**WHAT YOU ARE ASKED TO DO**
Find every line containing the word "React" and report the count, nothing more.

-------- SUPPLIED MATERIAL --------

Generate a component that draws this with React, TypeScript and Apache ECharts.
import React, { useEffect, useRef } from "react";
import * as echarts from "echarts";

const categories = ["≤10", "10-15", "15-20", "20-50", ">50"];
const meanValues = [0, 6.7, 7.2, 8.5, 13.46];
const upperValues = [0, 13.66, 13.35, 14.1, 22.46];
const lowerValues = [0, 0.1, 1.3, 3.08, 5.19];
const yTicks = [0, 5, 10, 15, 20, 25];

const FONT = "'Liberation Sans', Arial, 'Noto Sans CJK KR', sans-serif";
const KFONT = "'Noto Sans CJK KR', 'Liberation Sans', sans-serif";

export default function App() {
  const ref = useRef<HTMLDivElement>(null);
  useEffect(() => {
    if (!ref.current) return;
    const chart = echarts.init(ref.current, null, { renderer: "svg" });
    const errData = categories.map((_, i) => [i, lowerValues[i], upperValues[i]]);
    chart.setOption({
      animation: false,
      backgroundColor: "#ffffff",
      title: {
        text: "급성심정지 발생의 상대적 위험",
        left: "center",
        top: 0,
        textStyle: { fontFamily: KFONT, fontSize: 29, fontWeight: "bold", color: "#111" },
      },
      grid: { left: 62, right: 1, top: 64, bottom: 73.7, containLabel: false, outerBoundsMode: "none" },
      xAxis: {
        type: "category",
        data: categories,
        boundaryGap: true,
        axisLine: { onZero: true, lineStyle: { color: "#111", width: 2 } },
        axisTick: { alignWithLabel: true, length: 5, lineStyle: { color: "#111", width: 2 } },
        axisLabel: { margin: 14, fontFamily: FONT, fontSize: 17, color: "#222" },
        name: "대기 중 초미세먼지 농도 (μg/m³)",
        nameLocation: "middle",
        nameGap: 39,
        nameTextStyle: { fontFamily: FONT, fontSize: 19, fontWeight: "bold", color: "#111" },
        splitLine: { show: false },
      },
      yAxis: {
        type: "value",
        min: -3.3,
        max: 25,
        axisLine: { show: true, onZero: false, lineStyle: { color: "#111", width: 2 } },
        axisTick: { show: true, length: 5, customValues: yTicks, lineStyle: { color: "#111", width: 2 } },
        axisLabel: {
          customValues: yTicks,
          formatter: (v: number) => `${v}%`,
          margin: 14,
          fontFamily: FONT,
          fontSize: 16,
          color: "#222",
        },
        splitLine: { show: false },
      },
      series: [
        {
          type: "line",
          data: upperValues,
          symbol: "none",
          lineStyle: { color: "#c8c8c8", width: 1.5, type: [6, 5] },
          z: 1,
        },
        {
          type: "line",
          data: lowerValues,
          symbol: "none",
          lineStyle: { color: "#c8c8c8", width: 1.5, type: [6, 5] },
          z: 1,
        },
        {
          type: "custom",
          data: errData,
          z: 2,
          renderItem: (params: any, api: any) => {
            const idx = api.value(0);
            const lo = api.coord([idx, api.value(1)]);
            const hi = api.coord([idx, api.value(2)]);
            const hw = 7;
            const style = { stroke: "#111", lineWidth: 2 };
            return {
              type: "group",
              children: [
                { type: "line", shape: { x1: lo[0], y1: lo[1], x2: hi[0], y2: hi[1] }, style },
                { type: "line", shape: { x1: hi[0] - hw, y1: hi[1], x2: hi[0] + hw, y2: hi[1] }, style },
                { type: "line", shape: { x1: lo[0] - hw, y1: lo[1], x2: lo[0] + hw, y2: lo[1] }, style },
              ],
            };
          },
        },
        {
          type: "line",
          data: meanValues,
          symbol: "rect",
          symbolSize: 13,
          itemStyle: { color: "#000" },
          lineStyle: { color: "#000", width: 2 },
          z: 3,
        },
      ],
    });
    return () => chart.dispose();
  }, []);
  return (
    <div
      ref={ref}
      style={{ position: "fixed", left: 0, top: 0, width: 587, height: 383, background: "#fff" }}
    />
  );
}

--------

**ANSWER TO THE EXERCISE**
2